++++ TASK DATA ++++

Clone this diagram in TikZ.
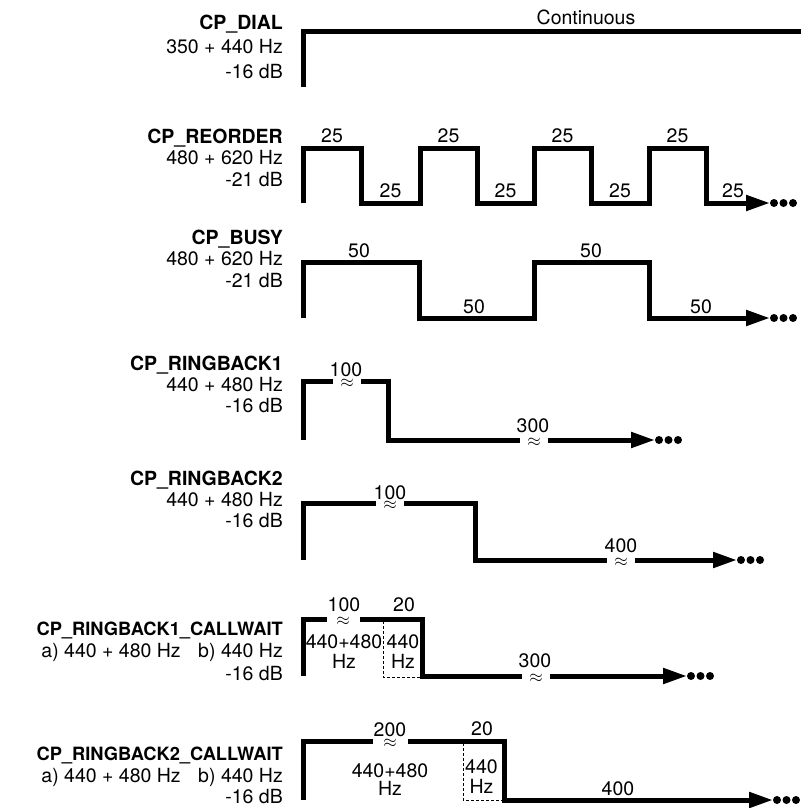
\documentclass[tikz,border=0pt]{standalone}
\usepackage{fontspec}
\setmainfont{TeX Gyre Heros}
\usetikzlibrary{arrows.meta}

\begin{document}
\begin{tikzpicture}[x=1pt,y=-1pt,
  wave/.style={line width=5pt,line join=miter},
  wavearr/.style={wave,-{Triangle[length=24pt,width=15pt]}},
  hint/.style={line width=0.8pt,dash pattern=on 3pt off 2pt},
  tone/.style={anchor=base east,inner sep=0pt,font=\fontsize{19.5}{23}\selectfont\bfseries},
  longtone/.style={tone,font=\fontsize{18.3}{22}\selectfont\bfseries},
  spec/.style={anchor=base east,inner sep=0pt,font=\fontsize{19.5}{23}\selectfont},
  lab/.style={anchor=base,inner sep=0pt,font=\fontsize{19.5}{23}\selectfont},
  brk/.style={fill=white,inner xsep=0pt,inner ysep=0pt,minimum width=28pt,font=\fontsize{16}{16}\selectfont},
  dot/.style={fill}]
  \useasboundingbox (0,0) rectangle (801,808);

  % CP_DIAL
  \node[tone] (dial)   at (283,30) {CP\_DIAL};
  \node[spec] (dial-f) at (283,54) {350 + 440 Hz};
  \node[spec] (dial-l) at (283,78) {-16 dB};
  \draw[wave] (303,87) -- (303,32) -- (801,32);
  \node[lab]  (dial-c) at (586,25) {Continuous};

  % CP_REORDER
  \node[tone] (reorder)   at (283,143) {CP\_REORDER};
  \node[spec] (reorder-f) at (283,164.5) {480 + 620 Hz};
  \node[spec] (reorder-l) at (283,186) {-21 dB};
  \draw[wavearr] (303,203) -- (303,148) -- (361,148) -- (361,203) -- (420,203) -- (420,148) -- (477,148) -- (477,203)
    -- (534,203) -- (534,148) -- (591,148) -- (591,203) -- (649,203) -- (649,148) -- (706,148) -- (706,203) -- (770,203);
  \fill[dot] (774,203) circle (4) (783.5,203) circle (4) (793,203) circle (4);
  \node[lab] (reorder-on1)  at (332,142)   {25};
  \node[lab] (reorder-off1) at (390.5,197) {25};
  \node[lab] (reorder-on2)  at (448.5,142) {25};
  \node[lab] (reorder-off2) at (505.5,197) {25};
  \node[lab] (reorder-on3)  at (562.5,142) {25};
  \node[lab] (reorder-off3) at (620,197)   {25};
  \node[lab] (reorder-on4)  at (677.5,142) {25};
  \node[lab] (reorder-off4) at (733,197)   {25};

  % CP_BUSY
  \node[tone] (busy)   at (283,244) {CP\_BUSY};
  \node[spec] (busy-f) at (283,265.5) {480 + 620 Hz};
  \node[spec] (busy-l) at (283,287) {-21 dB};
  \draw[wavearr] (303,318) -- (303,262) -- (419.5,262) -- (419.5,318) -- (534.5,318) -- (534.5,262) -- (649.5,262)
    -- (649.5,318) -- (770,318);
  \fill[dot] (774,318) circle (4) (783.5,318) circle (4) (793,318) circle (4);
  \node[lab] (busy-on1)  at (359,257) {50};
  \node[lab] (busy-off1) at (474,313) {50};
  \node[lab] (busy-on2)  at (591,257) {50};
  \node[lab] (busy-off2) at (701,313) {50};

  % CP_RINGBACK1
  \node[tone] (rb1)   at (283,370) {CP\_RINGBACK1};
  \node[spec] (rb1-f) at (283,391) {440 + 480 Hz};
  \node[spec] (rb1-l) at (283,412) {-16 dB};
  \draw[wavearr] (303,440) -- (303,381) -- (388,381) -- (388,440) -- (655,440);
  \fill[dot] (659,440) circle (4) (668.5,440) circle (4) (678,440) circle (4);
  \node[brk] (rb1-cut1) at (347,383) {$\approx$};
  \node[brk] (rb1-cut2) at (534,442) {$\approx$};
  \node[lab] (rb1-on)  at (346,376) {100};
  \node[lab] (rb1-off) at (533,432) {300};

  % CP_RINGBACK2
  \node[tone] (rb2)   at (283,485) {CP\_RINGBACK2};
  \node[spec] (rb2-f) at (283,506) {440 + 480 Hz};
  \node[spec] (rb2-l) at (283,527) {-16 dB};
  \draw[wavearr] (303,560) -- (303,503) -- (475.5,503) -- (475.5,560) -- (737,560);
  \fill[dot] (741,560) circle (4) (750.5,560) circle (4) (760,560) circle (4);
  \node[brk] (rb2-cut1) at (390,505) {$\approx$};
  \node[brk] (rb2-cut2) at (621,562) {$\approx$};
  \node[lab] (rb2-on)  at (390,499) {100};
  \node[lab] (rb2-off) at (621,552) {400};

  % CP_RINGBACK1_CALLWAIT
  \node[longtone] (rb1cw) at (283,635) {CP\_RINGBACK1\_CALLWAIT};
  \node[spec] (rb1cw-f) at (283,657) {a) 440 + 480 Hz\hspace{0.9em}b) 440 Hz};
  \node[spec] (rb1cw-l) at (283,680) {-16 dB};
  \draw[hint] (383,621) -- (383,677) -- (422,677);
  \draw[wavearr] (303,676) -- (303,619) -- (422,619) -- (422,676) -- (687,676);
  \fill[dot] (691,676) circle (4) (700.5,676) circle (4) (710,676) circle (4);
  \node[brk,minimum width=33pt] (rb1cw-cut1) at (343,621) {$\approx$};
  \node[brk] (rb1cw-cut2) at (536,678) {$\approx$};
  \node[lab] (rb1cw-on)   at (344,611) {100};
  \node[lab] (rb1cw-wait) at (404,611) {20};
  \node[lab] (rb1cw-a1) at (344,648) {440+480};
  \node[lab] (rb1cw-a2) at (344,668) {Hz};
  \node[lab] (rb1cw-b1) at (403,648) {440};
  \node[lab] (rb1cw-b2) at (403,668) {Hz};
  \node[lab] (rb1cw-off) at (535,667) {300};

  % CP_RINGBACK2_CALLWAIT
  \node[longtone] (rb2cw) at (283,760) {CP\_RINGBACK2\_CALLWAIT};
  \node[spec] (rb2cw-f) at (283,782) {a) 440 + 480 Hz\hspace{0.9em}b) 440 Hz};
  \node[spec] (rb2cw-l) at (283,803) {-16 dB};
  \draw[hint] (463,743) -- (463,800) -- (504.5,800);
  \draw[wavearr] (303,800) -- (303,741) -- (504.5,741) -- (504.5,800) -- (773,800);
  \fill[dot] (777,800) circle (4) (786.5,800) circle (4) (796,800) circle (4);
  \node[brk,minimum width=35pt] (rb2cw-cut) at (390,743) {$\approx$};
  \node[lab] (rb2cw-on)   at (390,736) {200};
  \node[lab] (rb2cw-wait) at (482,735) {20};
  \node[lab] (rb2cw-a1) at (390,777) {440+480};
  \node[lab] (rb2cw-a2) at (390,795) {Hz};
  \node[lab] (rb2cw-b1) at (481.5,773) {440};
  \node[lab] (rb2cw-b2) at (481.5,793) {Hz};
  \node[lab] (rb2cw-off) at (618,795) {400};
\end{tikzpicture}
\end{document}
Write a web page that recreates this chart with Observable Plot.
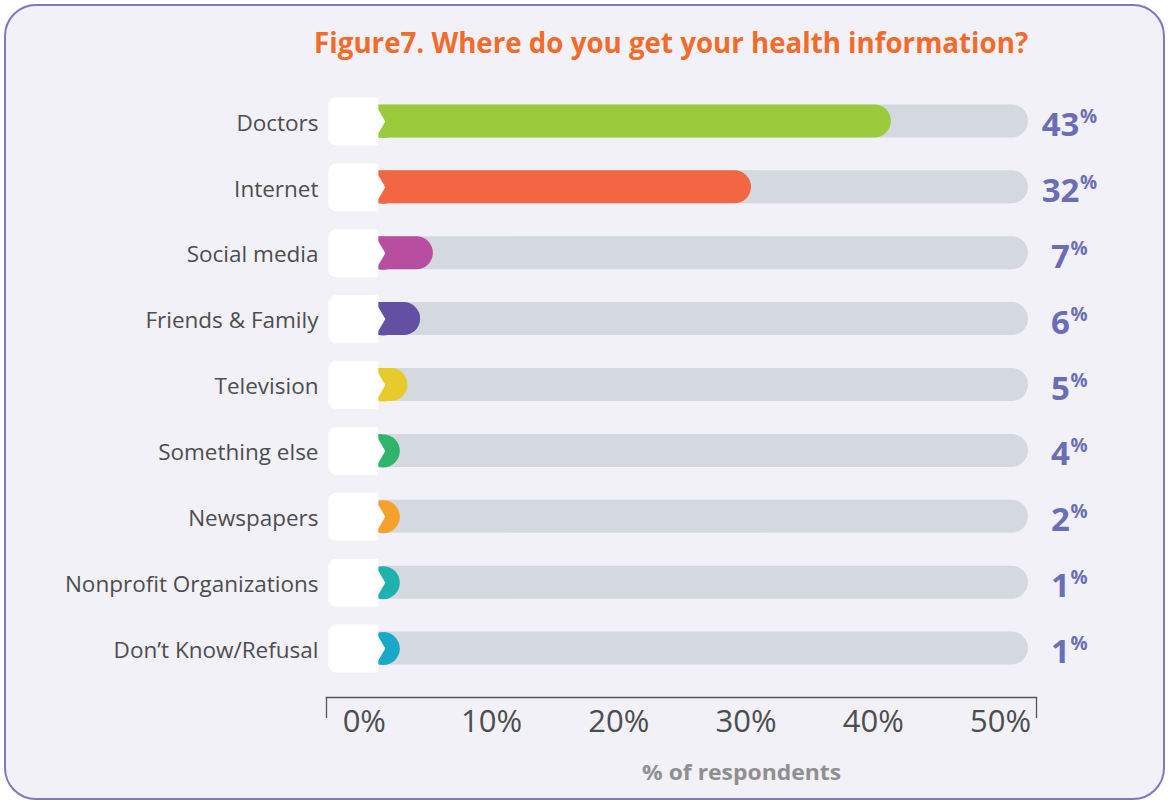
<!DOCTYPE html>
<html>
<head>
<meta charset="utf-8">
<script src="https://cdn.jsdelivr.net/npm/d3@7"></script>
<script src="https://cdn.jsdelivr.net/npm/@observablehq/plot@0.6"></script>
<style>
  html, body { margin: 0; padding: 0; background: #ffffff; }
  body { width: 1168px; height: 804px; position: relative; overflow: hidden; font-family: "Open Sans", sans-serif; }
  #card { position: absolute; left: 4px; top: 4px; width: 1157px; height: 792px; border: 2.5px solid #7c7abd; border-radius: 32px; background: #f2f1f8; }
  .htxt { position: absolute; white-space: nowrap; line-height: 1; transform-origin: center center; }
  #title { top: 28px; font-size: 28px; font-weight: 700; color: #f26b2b; }
  #xtitle { top: 759.5px; font-size: 22px; font-weight: 700; color: #8f8f8f; }
  #chart { position: absolute; left: 0; top: 0; }
</style>
</head>
<body>
<div id="card"></div>
<div id="chart"></div>
<div id="title" class="htxt">Figure7. Where do you get your health information?</div>
<div id="xtitle" class="htxt">% of respondents</div>
<script>
// ---- data ----
const categories = ["Doctors", "Internet", "Social media", "Friends & Family", "Television", "Something else", "Newspapers", "Nonprofit Organizations", "Don’t Know/Refusal"];
const values = [43, 32, 7, 6, 5, 4, 2, 1, 1];
const colors = ["#9bcb3c", "#f26643", "#b84e9f", "#6450a2", "#e7cb2b", "#2fb46b", "#f7a12d", "#1eb1ae", "#19a8c8"];
const tickValues = [0, 10, 20, 30, 40, 50];

const data = categories.map((c, i) => ({category: c, value: values[i], color: colors[i]}));

const X_MIN = -1.4, X_MAX = 54.4;

// white tab with a small chevron on its right side
const tab = {
  draw(ctx) {
    const l = -26, r = 24, p = 31, t = -24, b = 24, c = 8, h = 12;
    ctx.moveTo(l + c, t);
    ctx.lineTo(r - 2, t);
    ctx.arcTo(r, t, r, t + 2, 2);
    ctx.lineTo(r, -h);
    ctx.lineTo(p, 0);
    ctx.lineTo(r, h);
    ctx.lineTo(r, b - 2);
    ctx.arcTo(r, b, r - 2, b, 2);
    ctx.lineTo(l + c, b);
    ctx.arcTo(l, b, l, b - c, c);
    ctx.lineTo(l, t + c);
    ctx.arcTo(l, t, l + c, t, c);
    ctx.closePath();
  }
};

const inset = (593 / 9 - 33) / 2;
const pctSize = 33, digitW = 0.572 * pctSize;

const chart = Plot.plot({
  width: 1168,
  height: 760,
  marginLeft: 326,
  marginRight: 132,
  marginTop: 80,
  marginBottom: 63,
  style: {background: "transparent", fontFamily: "'Open Sans', sans-serif", overflow: "visible"},
  x: {domain: [X_MIN, X_MAX]},
  y: {domain: categories, range: [88, 681], padding: 0, round: false},
  marks: [
    Plot.barX(data, {x1: 0, x2: X_MAX, y: "category", fill: "#d3d9df", rx: 16.5, insetRight: 8, insetTop: inset, insetBottom: inset}),
    Plot.dot(data, {x: 0, y: "category", r: 16.5, fill: "color", dx: 39}),
    Plot.barX(data, {x1: 0, x2: "value", y: "category", fill: "color", rx: 16.5, insetTop: inset, insetBottom: inset}),
    Plot.dot(data, {x: 0, y: "category", symbol: tab, fill: "#ffffff", r: 10, dx: 10}),
    Plot.axisY({tickSize: 0, tickPadding: 8, fontSize: 22.5, color: "#4d4d4f", label: null, dy: 2}),
    Plot.text(data, {x: X_MAX, y: "category", text: d => String(d.value), dx: 24, dy: 4, textAnchor: "middle", fontSize: pctSize, fontWeight: "bold", fill: "#6b6eb5"}),
    Plot.text(data, {filter: d => String(d.value).length === 1, x: X_MAX, y: "category", text: () => "%", dx: 24 + digitW / 2 + 0.5, dy: -12, lineAnchor: "top", textAnchor: "start", fontSize: 19, fontWeight: "bold", fill: "#6b6eb5"}),
    Plot.text(data, {filter: d => String(d.value).length === 2, x: X_MAX, y: "category", text: () => "%", dx: 24 + digitW + 0.5, dy: -12, lineAnchor: "top", textAnchor: "start", fontSize: 19, fontWeight: "bold", fill: "#6b6eb5"}),
    Plot.frame({anchor: "bottom", stroke: "#555555", strokeWidth: 1.3}),
    Plot.axisX({ticks: [X_MIN, X_MAX], tickSize: 21, tickFormat: () => "", color: "#555555", strokeWidth: 1.3, label: null}),
    Plot.axisX({ticks: tickValues, tickSize: 0, tickPadding: 12, tickFormat: d => d + "%", fontSize: 31, color: "#4d4d4f", dx: 20, label: null})
  ]
});
document.getElementById("chart").appendChild(chart);

// fit the HTML titles to their widths and centres
function fit(id, cx, w) {
  const el = document.getElementById(id);
  const ow = el.getBoundingClientRect().width;
  el.style.left = (cx - ow / 2) + "px";
  el.style.transform = `scaleX(${w / ow})`;
}
fit("title", 671, 714);
fit("xtitle", 741.5, 199);
</script>
</body>
</html>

++++

◆ **REQUIRED TASK**: From the first line of the entries above down to the line holding "(reorder-off4) at (733,197)", quote each line exactly and nothing else, skipping pictures.

◆ **REPLY TO THE TASK**:
Clone this diagram in TikZ.
\documentclass[tikz,border=0pt]{standalone}
\usepackage{fontspec}
\setmainfont{TeX Gyre Heros}
\usetikzlibrary{arrows.meta}

\begin{document}
\begin{tikzpicture}[x=1pt,y=-1pt,
  wave/.style={line width=5pt,line join=miter},
  wavearr/.style={wave,-{Triangle[length=24pt,width=15pt]}},
  hint/.style={line width=0.8pt,dash pattern=on 3pt off 2pt},
  tone/.style={anchor=base east,inner sep=0pt,font=\fontsize{19.5}{23}\selectfont\bfseries},
  longtone/.style={tone,font=\fontsize{18.3}{22}\selectfont\bfseries},
  spec/.style={anchor=base east,inner sep=0pt,font=\fontsize{19.5}{23}\selectfont},
  lab/.style={anchor=base,inner sep=0pt,font=\fontsize{19.5}{23}\selectfont},
  brk/.style={fill=white,inner xsep=0pt,inner ysep=0pt,minimum width=28pt,font=\fontsize{16}{16}\selectfont},
  dot/.style={fill}]
  \useasboundingbox (0,0) rectangle (801,808);

  % CP_DIAL
  \node[tone] (dial)   at (283,30) {CP\_DIAL};
  \node[spec] (dial-f) at (283,54) {350 + 440 Hz};
  \node[spec] (dial-l) at (283,78) {-16 dB};
  \draw[wave] (303,87) -- (303,32) -- (801,32);
  \node[lab]  (dial-c) at (586,25) {Continuous};

  % CP_REORDER
  \node[tone] (reorder)   at (283,143) {CP\_REORDER};
  \node[spec] (reorder-f) at (283,164.5) {480 + 620 Hz};
  \node[spec] (reorder-l) at (283,186) {-21 dB};
  \draw[wavearr] (303,203) -- (303,148) -- (361,148) -- (361,203) -- (420,203) -- (420,148) -- (477,148) -- (477,203)
    -- (534,203) -- (534,148) -- (591,148) -- (591,203) -- (649,203) -- (649,148) -- (706,148) -- (706,203) -- (770,203);
  \fill[dot] (774,203) circle (4) (783.5,203) circle (4) (793,203) circle (4);
  \node[lab] (reorder-on1)  at (332,142)   {25};
  \node[lab] (reorder-off1) at (390.5,197) {25};
  \node[lab] (reorder-on2)  at (448.5,142) {25};
  \node[lab] (reorder-off2) at (505.5,197) {25};
  \node[lab] (reorder-on3)  at (562.5,142) {25};
  \node[lab] (reorder-off3) at (620,197)   {25};
  \node[lab] (reorder-on4)  at (677.5,142) {25};
  \node[lab] (reorder-off4) at (733,197)   {25};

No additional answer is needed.